Lyons man honored for good deeds - Catholic Courier

Lyons man honored for good deeds

Helping those in need has always come naturally to Charles “Chuck” Donovan Jr. While growing up in Syracuse, he and his three brothers and four sisters often watched and learned from the example set by their mother, Katherine Burke Donovan.

“My mother would give the money from my father’s pay to some unfortunate and we’d go without. Our family was always a giving family,” Donovan recently recalled.

Donovan took those lessons to heart, and after moving to Lyons in 1947, he became known around the village as someone who could be depended on to lend a hand whenever necessary. On Jan. 26, 2004, he was recognized for his efforts when he was awarded the 2003 Lyons Chamber of Commerce Citizen of the Year award.

Deb Housel, pastoral administrator at St. Michael’s Parish in Lyons, was one of nine people who wrote letters nominating Donovan for the award. Donovan, who has been a St. Michael’s parishioner since he moved to Lyons, has been involved with the church in a variety of ways, she wrote.

“He doesn’t discriminate — he will help anyone at any time and for any need. He always pitches in and helps,” Housel wrote.

Donovan serves the parish as an usher, rings the church bell, hands out the bulletins, takes care of the collection and closes the church for the night. He helps with the parish’s annual blood drive and sets up both the indoor and outdoor Nativity scenes and decorations each Christmas.

Donovan also leads a group of parishioners who meet at the church every Wednesday morning and take care of whatever the parish needs done. This group started in 1998, when the parish’s maintenance man was out of commission for a few weeks with a broken arm, Donovan said. The group has done everything from mopping floors and painting to doing masonry and minor plumbing work. Donovan and the rest of the group decided to continue their work even after the maintenance man came back, and they’ve been showing up for work each week ever since.

“It doesn’t matter if it’s snowing or whatever, we’re there. We’re a good bunch of workers,” Donovan said.

Many of Donovan’s neighbors also wrote letters nominating him for the citizen of the year award. Donovan takes care of his neighbors, often plowing or shoveling their driveways, unplugging their gutters, mowing their lawns and checking on their safety, according to the letters. Donovan puts the welfare of his neighbors above all else, often skipping his golf outings to drive friends and neighbors to doctor appointments or cancer treatments.

“He always looks after the elderly and young. Chuck has been my angel,” wrote Jim Fabino, who has lived near Donovan for 50 years.

For Donovan, helping his friends, neighbors and parishioners is nothing special; rather, it is a way of life.

“Well, if something happened to me, they’d do the same thing,” he said.

Donovan also credits his late wife, Sylvia Wertz Donovan, with setting a good example for him to follow. Before she passed away in 1994, she used to drive people to the doctor or help them pick up groceries, he said.

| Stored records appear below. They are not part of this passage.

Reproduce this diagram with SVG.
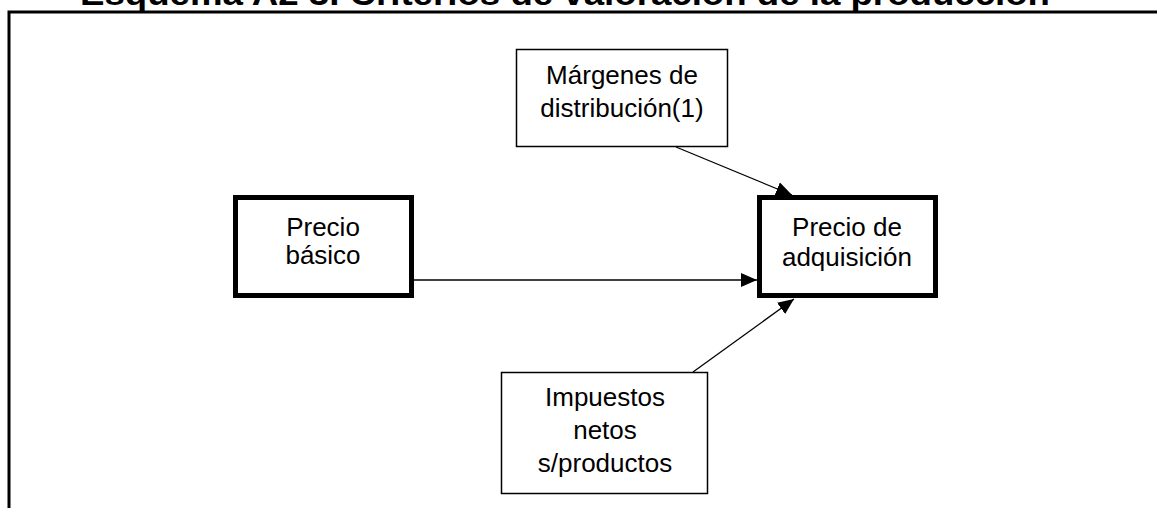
<svg xmlns="http://www.w3.org/2000/svg" width="1157" height="508" viewBox="0 0 1157 508">
<style>
.t{font-family:"Liberation Sans",Arial,sans-serif;font-size:26px;fill:#000;text-anchor:middle}
.title{font-family:"Liberation Sans",Arial,sans-serif;font-size:34px;font-weight:bold;fill:#000}
.thin{fill:#fff;stroke:#000;stroke-width:1.5}
.thick{fill:#fff;stroke:#000;stroke-width:5}
.c{stroke:#000;stroke-width:1.3;fill:none;marker-end:url(#ah)}
</style>
<defs>
<marker id="ah" viewBox="0 0 16 14" refX="16" refY="7" markerWidth="16" markerHeight="14" markerUnits="userSpaceOnUse" orient="auto">
<path d="M0,0 L16,7 L0,14 Z" fill="#000"/>
</marker>
</defs>
<rect width="1157" height="508" fill="#fff"/>
<text class="title" x="80" y="5" textLength="970" lengthAdjust="spacingAndGlyphs">Esquema A2 3. Criterios de valoración de la producción</text>
<path d="M9,508 V12 H1157" fill="none" stroke="#000" stroke-width="3"/>
<g id="connectors">
<line class="c" x1="676" y1="147" x2="792" y2="195"/>
<line class="c" x1="414" y1="280" x2="757" y2="280"/>
<line class="c" x1="693" y1="372" x2="794" y2="299"/>
</g>
<g id="n-margenes">
<rect class="thin" x="516.5" y="49.5" width="211" height="97"/>
<text class="t" x="622" y="84">Márgenes de</text>
<text class="t" x="622" y="117">distribución(1)</text>
</g>
<g id="n-basico">
<rect class="thick" x="235.5" y="197.5" width="176" height="98"/>
<text class="t" x="323" y="236">Precio</text>
<text class="t" x="323" y="264">básico</text>
</g>
<g id="n-adquisicion">
<rect class="thick" x="759.5" y="197.5" width="176" height="98"/>
<text class="t" x="847" y="236">Precio de</text>
<text class="t" x="847" y="266">adquisición</text>
</g>
<g id="n-impuestos">
<rect class="thin" x="501.5" y="372.5" width="206" height="121"/>
<text class="t" x="605" y="406">Impuestos</text>
<text class="t" x="605" y="439">netos</text>
<text class="t" x="605" y="472">s/productos</text>
</g>
</svg>
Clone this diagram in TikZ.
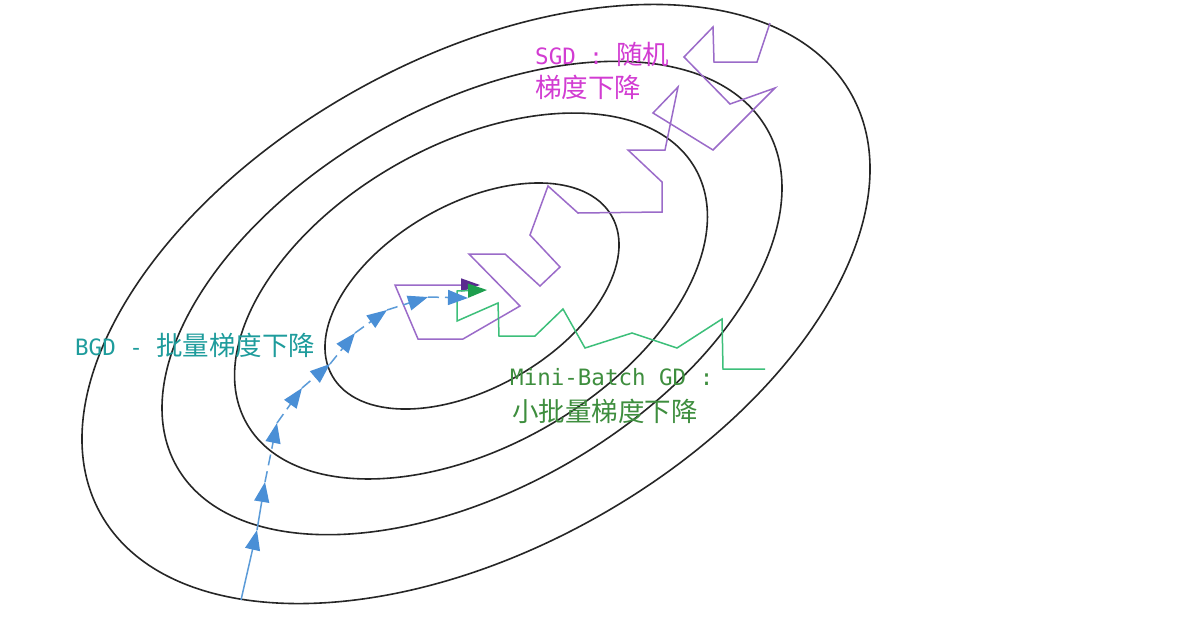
\documentclass[tikz,border=0pt]{standalone}
\usepackage{fontspec}
\usetikzlibrary{arrows.meta}
\newfontfamily\cjkf{Noto Sans CJK SC}
\newfontfamily\latf{DejaVu Sans Mono}
\newcommand{\mylat}[1]{{\latf\fontsize{22.5}{27}\selectfont #1}}
\newcommand{\mycjk}[1]{{\cjkf\fontsize{26.5}{32}\selectfont #1}}
\definecolor{contour}{HTML}{262626}
\definecolor{sgdline}{HTML}{9B6BC9}
\definecolor{sgdtip}{HTML}{5A2A8F}
\definecolor{mbline}{HTML}{3DBF7A}
\definecolor{mbtip}{HTML}{1E9E4E}
\definecolor{bgdline}{HTML}{5B9BD8}
\definecolor{bgdtip}{HTML}{4A8FD6}
\definecolor{sgdtext}{HTML}{D23CD2}
\definecolor{bgdtext}{HTML}{1E9C9C}
\definecolor{mbtext}{HTML}{3E8E3E}
\begin{document}
\begin{tikzpicture}[x=1pt,y=-1pt,
  contourline/.style={draw=contour, line width=1.6pt},
  sgdpath/.style={draw=sgdline, line width=1.5pt, line join=miter},
  mbpath/.style={draw=mbline, line width=1.5pt, line join=miter},
  bgdseg/.style={draw=bgdline, line width=1.5pt, -{Triangle[length=20pt,width=15pt,color=bgdtip]}},
  bgddash/.style={bgdseg, dash pattern=on 11pt off 6pt},
  lbl/.style={inner sep=0pt, anchor=west}]
\useasboundingbox (0,0) rectangle (1185,622);
\fill[white] (0,0) rectangle (1185,622);

% contour ellipses
\draw[contourline, rotate around={29.2:(476,304)}] (476,304) ellipse [x radius=430, y radius=245];
\draw[contourline, rotate around={29.8:(472,298)}] (472,298) ellipse [x radius=340, y radius=191];
\draw[contourline, rotate around={29.6:(471,296)}] (471,296) ellipse [x radius=258, y radius=151];
\draw[contourline, rotate around={29.8:(472,296)}] (472,296) ellipse [x radius=161, y radius=92];

% SGD path
\coordinate (sgdstart) at (770,23);
\coordinate (sgdend) at (480,285);
\draw[sgdpath, -{Triangle[length=19pt,width=13pt,color=sgdtip]}]
  (sgdstart) -- (757,62) -- (714,62) -- (713,27) -- (684,57) -- (730,104) -- (775,88)
  -- (713,150) -- (653,113) -- (678,87) -- (665,150) -- (628,150) -- (662,182)
  -- (662,212) -- (578,213) -- (548,186) -- (530,235) -- (560,267) -- (540,286)
  -- (505,254) -- (469,254) -- (520,306) -- (463,339) -- (418,339) -- (395,285)
  -- (sgdend);

% Mini-batch path
\coordinate (mbstart) at (765,369);
\coordinate (mbend) at (487,290);
\draw[mbpath, -{Triangle[length=19pt,width=14pt,color=mbtip]}]
  (mbstart) -- (723,369) -- (722,319) -- (677,348) -- (632,333) -- (585,348)
  -- (563,309) -- (535,336) -- (499,336) -- (498,303) -- (457,321) -- (457,291)
  -- (mbend);

% BGD path
\coordinate (b0) at (241,600);
\coordinate (b1) at (257,530);
\coordinate (b2) at (265,482);
\coordinate (b3) at (277,423);
\coordinate (b4) at (302,388);
\coordinate (b5) at (330,364);
\coordinate (b6) at (355,333);
\coordinate (b7) at (387,310);
\coordinate (b8) at (428,297);
\coordinate (b9) at (468,298);
\draw[bgdseg] (b0) -- (b1);
\draw[bgdseg] (b1) -- (b2);
\draw[bgddash] (b2) -- (b3);
\draw[bgddash] (b3) -- (b4);
\draw[bgddash] (b4) -- (b5);
\draw[bgddash] (b5) -- (b6);
\draw[bgddash] (b6) -- (b7);
\draw[bgddash] (b7) -- (b8);
\draw[bgddash] (b8) -- (b9);

% labels
\node[lbl, text=sgdtext] (sgd1) at (535,54) {\mylat{SGD : }\mycjk{随机}};
\node[lbl, text=sgdtext] (sgd2) at (535,87) {\mycjk{梯度下降}};
\node[lbl, text=bgdtext] (bgd) at (75,345) {\mylat{BGD - }\mycjk{批量梯度下降}};
\node[lbl, text=mbtext] (mb1) at (510,377) {\mylat{Mini-Batch GD :}};
\node[lbl, text=mbtext] (mb2) at (512,411) {\mycjk{小批量梯度下降}};
\end{tikzpicture}
\end{document}
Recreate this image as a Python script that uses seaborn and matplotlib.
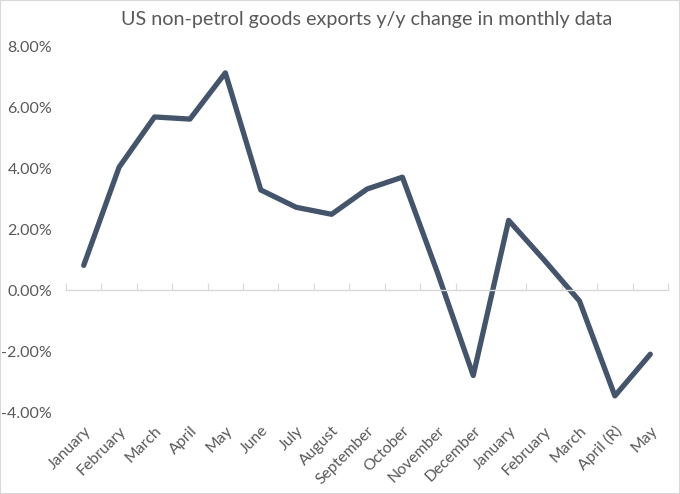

“I think I took after her. She was a real, real lady,” Donovan said.

Donovan said he likes people in general and gets along with everyone. For this reason, some of his friends once asked him to run for mayor of Lyons, but he refused.

“In politics, you lose a lot of friends. I’ve got a lot of friends. It doesn’t matter if they’re Democrat or Republican; friendship comes first,” he said.

When Donovan accompanied Fabino to the Chamber of Commerce dinner on Jan. 26, he didn’t know he would be the recipient of the citizen of the year award. The award came as a big surprise, Donovan said, and he couldn’t believe that all the people at the dinner knew about the award but hadn’t told him.

Donovan is glad and honored to have been named citizen of the year, however, and said the award meant even more because it was unexpected.